Dinner at Dolce Vita

Meeting up with my beautiful friend! We've been with each other in 2 foreign countries. Where to next Megs?



Can you see him???
Our journey into the city actually began in a different country, Vatican City. We toured the Vatican in a big tourist group complete with a tour guide and headsets. Yes, the same kind of group I try desperately to avoid in Florence but secretly eavesdrop on to get bits of historical information. But, since I don't live in Rome, I figured who cares about walking around with a big "I'm not from her!" stamp on my forehead? It was actually quite fun playing the shameless tourist role for a bit, and very informative as well. The Sistine Chapel was an experience all its own. Inside the Chapel there is no talking and photography is prohibited. I'm not quite sure what the motives are behind these rules; is it out of respect for God? to protect the art? to ensure you get the full spiritual experience? Whatever the reason, silence in a room packed with hundreds of people surrounded by some of the most famous art in the world, all of which centers on God was...was...awesome, for lack of a better word. St. Peter's Basilica was grand and the gorgeous day was the perfect backdrop when looking back at the Vatican from the Piazza San Pietro.
The highlight of my first day in Rome was spending a few precious hours with my friend Megan from back home. She had been in Rome with family for about seven days and was very excited to be with me while I saw some of Rome's biggest attractions for the first time. Together we crossed the Tyber river and passed by the Pantheon on our way to our first destination, the Piazza Navona. We ate brucheta, carbonara (a pasta dish made with bacon and eggs that Rome is known for-delicious!) and drank red wine at an outdoor restaurant called Dolce Vita. Basically, we were in a typical "Roman Holiday"-like movie scene atmosphere for about two hours. We talked about Italy, home, Jesus, and everything in between. It was so comforting to see a familiar face. And what did we do next you ask? Oh we just got some gilato and strolled over to the Trevi Fountain where we ate, talked, sat in awe, and, of course, through a coin in. Traditionally, you are supposed to throw in 3 coins, one to ensure a return to Rome, a second to find your true love, and a third for marriage. I threw in one. I don't want to be greedy, I just want to come back some day....

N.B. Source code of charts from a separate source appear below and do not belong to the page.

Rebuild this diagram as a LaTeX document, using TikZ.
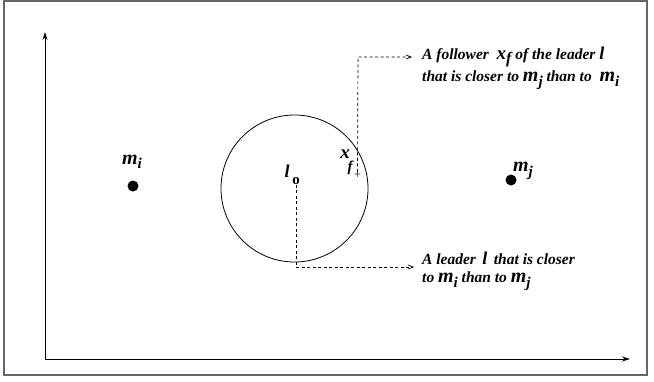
\documentclass[tikz,border=0pt]{standalone}
\usepackage{fontspec}
\setmainfont{Liberation Serif}
\usetikzlibrary{arrows.meta}
\newcommand{\txtsz}{\fontsize{15.5}{17}\selectfont}
\newcommand{\mlet}[1]{{\fontsize{20}{20}\selectfont m\raisebox{-4.5pt}{\fontsize{15}{15}\selectfont #1}}}
\begin{document}
\begin{tikzpicture}[x=1pt,y=-1pt,
  lbl/.style={font=\bfseries\itshape\txtsz, anchor=west, inner sep=0pt},
  mlbl/.style={font=\bfseries\itshape, inner sep=0pt},
  dasharrow/.style={dash pattern=on 3pt off 2.5pt, line width=0.7pt, -{Straight Barb[length=5pt,width=4pt]}},
  axis/.style={line width=0.8pt, -{Stealth[length=8pt,width=5pt]}},
  dot/.style={circle, fill=black, minimum size=11pt, inner sep=0pt}]
\useasboundingbox (0,0) rectangle (654,381);
\draw[gray!80!black, line width=1.2pt] (4,1) rectangle (647,375);
% axes
\coordinate (o) at (45,359);
\coordinate (ytop) at (45,32);
\coordinate (xend) at (630,359);
\draw[axis] (o) -- (ytop);
\draw[axis] (o) -- (xend);
% circle
\node (circ) [circle, draw, line width=0.8pt, minimum size=147pt, inner sep=0pt] at (294.5,188.5) {};
% leader
\node (lo) [font=\bfseries\fontsize{15}{15}\selectfont, inner sep=0pt] at (296,181) {o};
\node (l) [mlbl, font=\bfseries\itshape\fontsize{18}{18}\selectfont] at (287,171) {l};
% follower
\node (plus) [font=\fontsize{12}{12}\selectfont, inner sep=0pt] at (357.5,175.5) {+};
\node (xf) [font=\bfseries\itshape\fontsize{19}{19}\selectfont, inner sep=0pt] at (345,154) {x};
\node (xfsub) [font=\bfseries\itshape\fontsize{15}{15}\selectfont, inner sep=0pt] at (350,168) {f};
% points
\node (mi) [dot] at (133,186) {};
\node (milbl) [mlbl] at (132,162) {\mlet{i}};
\node (mj) [dot] at (511,180) {};
\node (mjlbl) [mlbl] at (523,171) {\mlet{j}};
% texts
\node (t1a) [lbl] at (422,57) {A follower \ {\fontsize{19}{19}\selectfont x\raisebox{-4.5pt}{\fontsize{16}{16}\selectfont f}} of the leader {\fontsize{18}{18}\selectfont l}};
\node (t1b) [lbl] at (422,80) {that is closer to \mlet{j} than to \ \mlet{i}};
\node (t2a) [lbl] at (422,258) {A leader \,{\fontsize{18}{18}\selectfont l}\, that is closer};
\node (t2b) [lbl] at (422,281) {to \mlet{i} than to \mlet{j}};
% connectors
\coordinate (c1) at (358,57);
\coordinate (e1) at (412,57);
\coordinate (c2) at (296,267);
\coordinate (e2) at (414,267);
\draw[dasharrow] (plus.north) -- (c1) -- (e1);
\draw[dasharrow] (lo.south) -- (c2) -- (e2);
\end{tikzpicture}
\end{document}
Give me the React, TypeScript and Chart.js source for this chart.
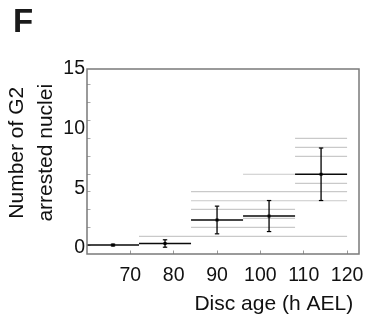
import React, { useEffect, useRef } from "react";
import { Chart, registerables } from "chart.js";

Chart.register(...registerables);

// ---- data ----
const BIN_STARTS = [60, 72, 84, 96, 108];
const BIN_ENDS = [72, 84, 96, 108, 120];
const BIN_CENTERS = [66, 78, 90, 102, 114];
const MEANS = [0.25, 0.38, 2.35, 2.68, 6.18];
const ERRORS = [0.07, 0.31, 1.16, 1.3, 2.2];
const OBS_BIN1: number[] = [];
const OBS_BIN2 = [0.98];
const OBS_BIN3 = [4.72, 3.96, 3.24, 1.73, 0.98];
const OBS_BIN4 = [6.18, 4.72, 3.96, 3.24, 2.49, 1.73, 0.98];
const OBS_BIN5 = [9.19, 8.44, 7.68, 5.42, 4.72, 3.96, 0.98];
const X_TICKS = [70, 80, 90, 100, 110, 120];
const Y_LABEL_TICKS = [0, 5, 10, 15];
const Y_MINOR_TICKS = [0.2, 1.7, 3.2, 4.7, 6.2, 7.7, 9.2, 10.7, 12.2, 13.7];
const X_TITLE = "Disc age (h AEL) ";
const Y_TITLE = ["   Number of G2", "   arrested nuclei"];
const PANEL_LABEL = "F";

const FONT = "'Liberation Sans', Arial, Helvetica, sans-serif";

type Pt = { x: number; y: number | null };

function hSegments(values: number[][]): Pt[] {
  const pts: Pt[] = [];
  values.forEach((vals, i) => {
    vals.forEach((v) => {
      pts.push({ x: BIN_STARTS[i], y: v }, { x: BIN_ENDS[i], y: v }, { x: BIN_ENDS[i], y: null });
    });
  });
  return pts;
}

function vSegments(): Pt[] {
  const pts: Pt[] = [];
  MEANS.forEach((m, i) => {
    pts.push(
      { x: BIN_CENTERS[i], y: m - ERRORS[i] },
      { x: BIN_CENTERS[i], y: m + ERRORS[i] },
      { x: BIN_CENTERS[i], y: null }
    );
  });
  return pts;
}

function capPoints(): Pt[] {
  const pts: Pt[] = [];
  MEANS.forEach((m, i) => {
    pts.push({ x: BIN_CENTERS[i], y: m - ERRORS[i] }, { x: BIN_CENTERS[i], y: m + ERRORS[i] });
  });
  return pts;
}

const framePlugin = {
  id: "frame",
  afterDatasetsDraw(chart: any) {
    const { ctx, chartArea: a } = chart;
    ctx.save();
    ctx.strokeStyle = "#7a7a7a";
    ctx.lineWidth = 1.5;
    ctx.strokeRect(a.left, a.top, a.right - a.left, a.bottom - a.top);
    ctx.restore();
  },
};

export default function App() {
  const ref = useRef<HTMLCanvasElement>(null);

  useEffect(() => {
    const canvas = ref.current;
    if (!canvas) return;
    const obs = [OBS_BIN1, OBS_BIN2, OBS_BIN3, OBS_BIN4, OBS_BIN5];
    const meanVals = MEANS.map((m) => [m]);

    const noPoint = { pointRadius: 0, pointHoverRadius: 0 };

    const chart = new Chart(canvas, {
      type: "line",
      data: {
        datasets: [
          {
            data: MEANS.map((m, i) => ({ x: BIN_CENTERS[i], y: m })),
            showLine: false,
            pointStyle: "rect",
            pointRadius: 2.1,
            pointHoverRadius: 2.1,
            pointBackgroundColor: "#000",
            pointBorderWidth: 0,
          },
          {
            data: capPoints(),
            showLine: false,
            pointStyle: "line",
            pointRadius: 2.2,
            pointHoverRadius: 2.2,
            pointBorderColor: "#000",
            pointBorderWidth: 1.2,
          },
          {
            data: vSegments(),
            borderColor: "#000",
            borderWidth: 1.3,
            ...noPoint,
          },
          {
            data: hSegments(meanVals),
            borderColor: "#0a0a0a",
            borderWidth: 1.6,
            ...noPoint,
          },
          {
            data: hSegments(obs),
            borderColor: "#c9c9c9",
            borderWidth: 1.2,
            ...noPoint,
          },
        ] as any,
      },
      options: {
        responsive: false,
        animation: false,
        events: [],
        layout: { padding: { top: 69, right: 9, bottom: 0, left: 0 } },
        plugins: { legend: { display: false }, tooltip: { enabled: false } },
        scales: {
          x: {
            type: "linear",
            min: 60,
            max: 122.75,
            afterBuildTicks: (scale: any) => {
              scale.ticks = X_TICKS.map((v) => ({ value: v }));
            },
            afterFit: (scale: any) => {
              scale.height = 66;
              scale.paddingLeft = 0;
              scale.paddingRight = 0;
            },
            border: { display: false },
            grid: {
              display: true,
              drawOnChartArea: false,
              drawTicks: true,
              tickLength: -3.5,
              tickColor: "#999",
              tickWidth: 1,
            },
            ticks: {
              autoSkip: false,
              maxRotation: 0,
              padding: 13.5,
              color: "#111",
              font: { family: FONT, size: 19.5 },
            },
            title: {
              display: true,
              text: X_TITLE,
              align: "end",
              color: "#111",
              font: { family: FONT, size: 21, lineHeight: 1.2 },
              padding: { top: 0, bottom: 3 },
            },
          },
          y: {
            type: "linear",
            min: -0.5,
            max: 15,
            afterBuildTicks: (scale: any) => {
              const vals = [...Y_LABEL_TICKS, ...Y_MINOR_TICKS].sort((a, b) => a - b);
              scale.ticks = vals.map((v) => ({ value: v }));
            },
            afterFit: (scale: any) => {
              scale.width = 87;
              scale.paddingTop = 0;
              scale.paddingBottom = 0;
            },
            border: { display: false },
            grid: {
              display: true,
              drawOnChartArea: false,
              drawTicks: true,
              tickLength: -3.5,
              tickWidth: 1,
              tickColor: (ctx: any) =>
                Y_LABEL_TICKS.includes(ctx.tick?.value) ? "rgba(0,0,0,0)" : "#aaa",
            },
            ticks: {
              autoSkip: false,
              padding: 5.5,
              color: "#111",
              font: { family: FONT, size: 19.5 },
              callback: (v: any) => (Y_LABEL_TICKS.includes(Number(v)) ? String(v) : ""),
            },
            title: {
              display: true,
              text: Y_TITLE,
              color: "#111",
              font: { family: FONT, size: 21, lineHeight: 29 / 21 },
              padding: { top: 3.2, bottom: 0 },
            },
          },
        },
      } as any,
      plugins: [framePlugin],
    });

    return () => chart.destroy();
  }, []);

  return (
    <div style={{ position: "absolute", left: 0, top: 0, width: 368, height: 320, background: "#fff" }}>
      <canvas ref={ref} width={368} height={320} style={{ display: "block" }} />
      <div
        style={{
          position: "absolute",
          left: 13,
          top: 4,
          fontFamily: FONT,
          fontWeight: "bold",
          fontSize: 33,
          lineHeight: "33px",
          color: "#1a1a1a",
        }}
      >
        {PANEL_LABEL}
      </div>
    </div>
  );
}
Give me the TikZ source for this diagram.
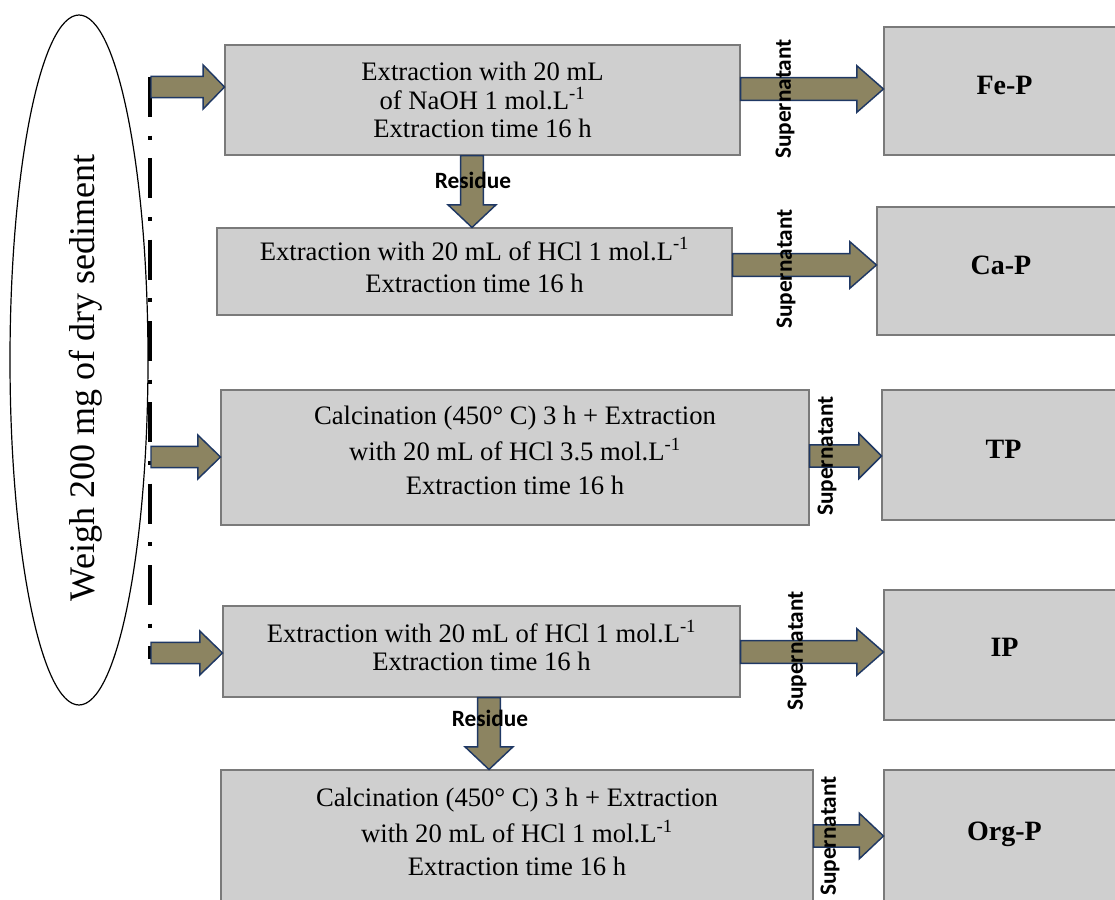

My first day in Rome is vivid; clear as day. The next two, however, are a bit blurry. The Colosseum, the Spanish Steps, Roman ruins, The Ecstasy of St. Theresa,  mass outside the Vatican on Sunday morning, listening to the Pope address and bless the people, riding with my friends around the most beautiful park, drinking as much of Rome's refreshing water as possible. It was bliss. I really, really hope that coin was lucky.